Towards a CMOS compatible refractive index sensor: cointegration of TiN nanohole arrays and Ge photodetectors in a 200 mm wafer silicon technology

Abstract

In this work, we present the monolithic integration of a TiN nanohole array and a Ge photodetector towards a CMOS compatible fabrication of a refractive index sensor in a 200 mm wafer silicon technology. We developed a technology process that enables fabrication with high yields of around 90%. Ge photodetectors with a Ge layer thickness of 450 nm and an area of 1600 µm2 (40 µm x 40 µm) show dark current densities of around 129 mA/cm2 and responsivities of 0.114 A/W measured by top illumination (TE polarization; λ = 1310 nm; angle of incidence = 14 °) at a reverse bias of 1 V. Nanohole arrays were structured in a 150 nm thick TiN layer.

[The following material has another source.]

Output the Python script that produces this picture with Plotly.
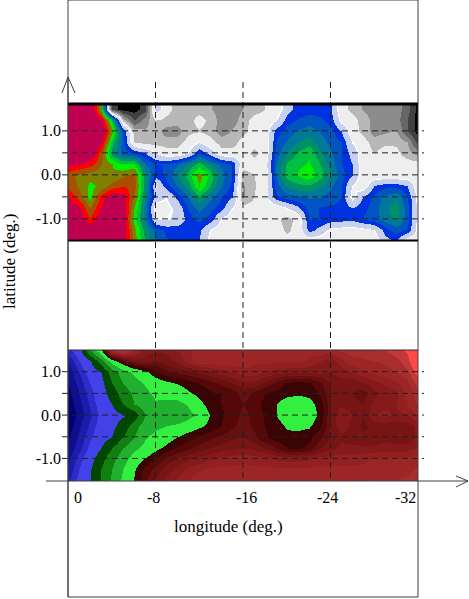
import plotly.graph_objects as go

# longitude and latitude grids (deg.)
lons = [-i for i in range(33)]
lats = [1.5, 1.25, 1.0, 0.75, 0.5, 0.25, 0.0, -0.25, -0.5, -0.75, -1.0, -1.25, -1.5]

# upper map, band index per grid point
upper_z = [
    [18,18,18,13.5,1,0,0,1,7,5,4,4,4,3.6,3,3,3.5,4,4.5,5,7,8,8,8,7.5,5,4.2,3.4,3,3,3,2,0],
    [18,18,18,17,12,4,1.5,3,4.5,4.2,4,4,5,4.2,3,3,4,5,5,6,8,8.6,9,8.7,8,5.5,5,4,3.2,3,3,1.5,0],
    [18,18,18,18,14,8.5,4,3.6,4,3,3,4.2,4.4,4,3,3.6,4.2,5,5,8,9,9.6,10,9.4,8.9,7.5,5,4.2,3,3.3,3.6,1.5,0],
    [18,18,18,17,12,9,4.5,4,4,4,4,5,6,5,4,4,5,5,5,8.5,9.6,10.5,11,10,9.2,8.5,6,5,4,4.3,4.3,3.5,1],
    [18,18,18,15,11,9,8.5,7.5,6,5,5,6,8.4,7,5,5,5,4.2,5,9,10.5,11.7,12.4,10.7,9.6,8.6,7,5,4.5,5,4.8,4,3],
    [17,16.5,16,14.5,13.5,12.5,12.7,9.5,8.5,8.5,9.3,10.5,12,10.5,9.2,8.4,5,5,5.5,9.5,11.7,12.3,12.6,11.5,10,8.6,7.5,5,5,5,5,5,5],
    [14.8,14.3,14,13.8,13.6,14.3,14.8,11,8,8.8,10.3,12,14,12.3,10,8.5,4,4.5,5,9.5,12,12.6,13.2,12,10.5,9,7.5,5,5,5,5,5,5],
    [15.2,14.3,13.2,13.8,15,15.5,15,11,6,8,9.5,11,13.5,11.5,9.6,8.3,3.4,4.4,5,9,10.6,11.2,11.3,10.7,9.6,8.7,6,5,7.6,8.2,8.2,7.5,5],
    [16.5,15,13,16,17.5,17,14.5,10.5,7,6,7.8,9.5,11.3,9.8,8.6,7.5,3.4,4.5,5.5,8.2,9,9.3,9.6,9.5,9,8.5,5.5,7.6,8.8,9.8,10.4,8.6,5.5],
    [18,16.8,14.5,16.5,18,17.3,13.5,10,4.8,5.5,6.5,8.6,9.9,8.8,8,6,5,5,5,5,6,7.2,9,8.4,8.3,8.3,7.5,8.2,9,10.3,11,9,5.5],
    [18,17.5,15.5,17.5,18,17.5,13,10,6,6,6.3,8,8.8,8.2,6,5,5,5,5,4.8,4,5,8.5,8.5,8.2,8,7.8,8.6,9,10,10.8,9,5.5],
    [18,18,18,18,18,17.5,14,11,9,8.3,8.3,8.3,7.8,6,5,5,5,5,5,5,4.3,5,8,7,5.5,5.4,5.2,5.5,6,8,9,8.4,5.5],
    [18,18,18,18,18,17.3,14,11.5,9.5,8.6,8.4,8.3,7.5,5.5,5,5,5,5,5,5,5,5,5,5,5,5,5,5,5,7,7.5,5,5],
]

# lower map, continuous index per grid point
lower_z = [
    [1.8,2.5,5,6.9,10.5,11,10,9,9,9,9.3,9.6,10,10,10,10,10,10,10,10,10,10,10,10,10,10.3,10.5,10.5,10.7,10.7,11,11.3,12],
    [1,2,2.9,4.5,6.5,7.7,8.6,8.8,8.5,8.7,9,9.5,10,10,10,10,10,9.8,9.8,9.8,9.8,9.8,9.6,9.3,9,9.5,10,10.1,10.2,10.3,10.5,11,12],
    [0.7,1.5,2.4,3,4.5,5.5,6.2,6.8,7.5,8,8.2,8.4,8.6,8.8,9.1,9.3,9.5,9.5,9.3,9.1,9,9,9,8.9,8.9,9.1,9.3,9.6,9.8,10,10.2,10.6,11.5],
    [0.5,1.2,2,2.7,4,5,5.6,6.1,6.5,6.8,7.05,7.3,7.6,7.9,8.2,8.5,8.8,8.8,8.4,8,7.5,7.4,7.5,8,8.6,8.7,8.6,8.9,9.1,9.4,9.6,10,11],
    [0.3,1,1.8,2.5,3.5,4.5,5.2,5.8,6.2,6.4,6.5,6.9,7.2,7.5,7.6,7.8,8.3,8,7.6,7.4,7.2,7.1,7.2,7.7,8.5,8.7,8.5,8.3,8.8,9,9.2,9.8,10.5],
    [0.2,0.8,1.6,2.4,3,4,5,5.6,5.9,5.7,5.7,6.1,6.8,7.3,7.6,7.8,8.1,7.9,7.4,7,6.6,6.6,6.7,7.3,8.5,8.8,8.6,8.5,9,9.2,9.3,9.7,10.3],
    [0,0.7,1.4,2.2,2.7,2.9,3.4,5,5.5,5,5.2,5.7,6.2,7.05,7.5,7.9,8.2,8,7.5,7,6.5,6.4,6.5,7.2,8.6,9.3,8.9,8.5,9.3,9.4,9.2,9.3,9.8],
    [0.2,0.9,1.6,2.4,2.8,3.4,4.6,5.5,5.8,6,6.2,6.5,6.85,7.2,7.6,8,8.3,8,7.6,7.3,6.9,6.85,6.9,7.5,8.6,9.1,8.8,8.4,8.6,8.7,8.6,8.7,9],
    [0.4,1.1,1.9,2.6,3,4,5,5.9,6.3,6.6,7,7.4,7.7,8,8.2,8.4,8.5,8.2,7.7,7.3,7.2,7.2,7.4,8,8.6,8.8,8.7,8.6,8.6,8.7,8.6,8.6,9],
    [0.6,1.3,2.2,3,4,5,5.8,6.3,6.8,7.2,7.7,8,8.3,8.5,8.7,8.8,8.9,8.8,8.5,8.1,7.6,7.5,7.8,8.5,8.8,9,9,9,9,9.1,9.1,9.1,9.4],
    [0.9,1.7,2.6,3.6,4.7,5.6,6.4,7,7.6,8.2,8.5,8.8,9,9.2,9.4,9.5,9.6,9.5,9.4,9.2,9.1,9.1,9.2,9.4,9.5,9.5,9.5,9.6,9.7,9.7,9.7,9.7,10],
    [1.1,2,2.9,4,5,6,6.9,7.8,8.3,8.7,9,9.4,9.6,9.8,9.8,9.8,9.8,9.8,9.8,9.8,9.8,9.8,9.8,9.8,9.8,9.8,9.8,9.8,9.9,9.9,10,10,10.3],
    [1.3,2.2,3,4.1,5.2,6.2,7.05,8,8.6,9,9.4,9.7,10,10,10,10,10,10,10,10,10,10,10,10,10,10,10,10,10.2,10.2,10.2,10.3,10.5],
]

upper_colors = ["#000000", "#404040", "#666666", "#8c8c8c", "#b8b8b8", "#eeeeee", "#ffffff", "#c8d0f0",
                "#0033e0", "#0055c0", "#00789c", "#009068", "#00c040", "#00f000", "#808000", "#a85000",
                "#ff0000", "#c00050"]
# index where each band starts: the white band is kept narrow
upper_edges = [-0.5, 0.5, 1.5, 2.5, 3.5, 4.5, 5.9, 6.1, 7.5, 8.5, 9.5, 10.5, 11.5, 12.5, 13.5, 14.5, 15.5, 16.5, 17.5]
lower_edges = [0, 0.5, 1, 1.5, 2, 3, 4, 5, 6, 7, 7.6, 8.1, 8.5, 8.9, 9.3, 9.7, 10.2, 10.7, 11.2, 12]
lower_colors = ["#00006e", "#0e0e90", "#1c1cac", "#2c2cc8", "#4242e8", "#004800", "#108010", "#22b030",
                "#33f040", "#3a0404", "#560808", "#681010", "#771414", "#861a1a", "#922020", "#9c2626",
                "#a82e2e", "#c03838", "#ff4848"]

lat_ticks = [1.0, 0.0, -1.0]
lat_labels = ["1.0", "0.0", "-1.0"]
lon_ticks = [0, -8, -16, -24, -32]
lon_labels = ["0", "-8", "-16", "-24", "-32"]
lon_label_shift = [10, -2, 3, -3, -13]
dash_lons = [-8, -16, -24]
dash_lats = [1.0, 0.5, 0.0, -0.5, -1.0]

W, H = 469, 599


def px(x):
    return x / W


def py(y):
    return 1 - y / H


# stepped colorscale so the smooth grid shows flat bands
def stepped(edges, colors):
    span = edges[-1] - edges[0]
    scale = []
    for i, c in enumerate(colors):
        scale.append([(edges[i] - edges[0]) / span, c])
        scale.append([(edges[i + 1] - edges[0]) / span, c])
    return scale


fig = go.Figure()
fig.add_trace(go.Heatmap(x=lons, y=lats, z=upper_z, zmin=upper_edges[0], zmax=upper_edges[-1],
                         colorscale=stepped(upper_edges, upper_colors),
                         zsmooth="best", showscale=False, xaxis="x", yaxis="y"))
fig.add_trace(go.Heatmap(x=lons, y=lats, z=lower_z, zmin=lower_edges[0], zmax=lower_edges[-1],
                         colorscale=stepped(lower_edges, lower_colors),
                         zsmooth="best", showscale=False, xaxis="x", yaxis="y2"))

shapes = []
dash = dict(color="#202020", width=1, dash="6px,4px")

# dashed guides
for lon in dash_lons:
    shapes.append(dict(type="line", xref="x", yref="paper", x0=lon, x1=lon, y0=py(82), y1=py(481), line=dash))
for yax in ["y", "y2"]:
    for lat in dash_lats:
        shapes.append(dict(type="line", xref="paper", yref=yax, x0=px(62), x1=px(424), y0=lat, y1=lat, line=dash))

# outer frame and panel edges
shapes.append(dict(type="rect", xref="paper", yref="paper", x0=px(68), x1=px(418), y0=py(597), y1=py(0),
                   line=dict(color="#404040", width=1)))
shapes.append(dict(type="line", xref="paper", yref="paper", x0=px(68), x1=px(418), y0=py(104), y1=py(104),
                   line=dict(color="black", width=3)))
shapes.append(dict(type="line", xref="paper", yref="paper", x0=px(68), x1=px(418), y0=py(240.5), y1=py(240.5),
                   line=dict(color="black", width=2)))
shapes.append(dict(type="line", xref="paper", yref="paper", x0=px(68), x1=px(418), y0=py(350), y1=py(350),
                   line=dict(color="#303030", width=1)))

# axis lines with open arrow heads
axis_line = dict(color="#404040", width=1)
shapes.append(dict(type="line", xref="paper", yref="paper", x0=px(46), x1=px(468), y0=py(481), y1=py(481), line=axis_line))
shapes.append(dict(type="line", xref="paper", yref="paper", x0=px(68), x1=px(68), y0=py(597), y1=py(77), line=axis_line))
for x0, y0, x1, y1 in [(456, 476, 468, 481), (456, 487, 468, 481), (62, 93, 68, 77), (75, 93, 68, 77)]:
    shapes.append(dict(type="line", xref="paper", yref="paper", x0=px(x0), x1=px(x1), y0=py(y0), y1=py(y1), line=axis_line))

annotations = []
for lon, label, shift in zip(lon_ticks, lon_labels, lon_label_shift):
    annotations.append(dict(x=lon, y=py(497), xref="x", yref="paper", text=label, showarrow=False, xshift=shift,
                            yanchor="middle", font=dict(size=16)))
annotations.append(dict(x=px(228), y=py(526), xref="paper", yref="paper", text="longitude (deg.)", showarrow=False,
                        yanchor="middle", font=dict(size=17)))
annotations.append(dict(x=px(9), y=py(262), xref="paper", yref="paper", text="latitude (deg.)", showarrow=False,
                        textangle=-90, xanchor="center", yanchor="middle", font=dict(size=17)))

y_axis = dict(tickvals=lat_ticks, ticktext=lat_labels, ticks="", showgrid=False, zeroline=False, showline=False,
              anchor="x", ticklabelstandoff=6, tickfont=dict(size=16))

fig.update_layout(
    width=W, height=H, autosize=False,
    margin=dict(l=0, r=0, t=0, b=0),
    paper_bgcolor="white", plot_bgcolor="white",
    font=dict(family="Liberation Serif", color="black"),
    xaxis=dict(domain=[px(68), px(418)], range=[0, -32], showticklabels=False, ticks="", showgrid=False,
               zeroline=False, showline=False, anchor="free", position=py(481)),
    yaxis=dict(domain=[py(240), py(104)], range=[-1.48, 1.61], **y_axis),
    yaxis2=dict(domain=[py(481), py(350)], range=[-1.52, 1.5], **y_axis),
    shapes=shapes, annotations=annotations,
)

fig.write_html("out.html", config=dict(displayModeBar=False), post_script="document.body.style.margin='0';")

They were integrated into the back end of line and placed spatially close to the Ge photodetectors. After the metallization, passivation, and pad opening, the nanohole arrays were released with the help of an amorphous silicon stop layer. A significant impact of the TiN nanohole arrays on the optical behavior of the photodetector could be proven on the wafer level. Photocurrent measurements by top illumination confirm a strong dependence of optical properties on the polarization of the incident light and the nanohole array design. We demonstrate very stable photocurrents on the wafer level with a standard deviation of σ < 6%.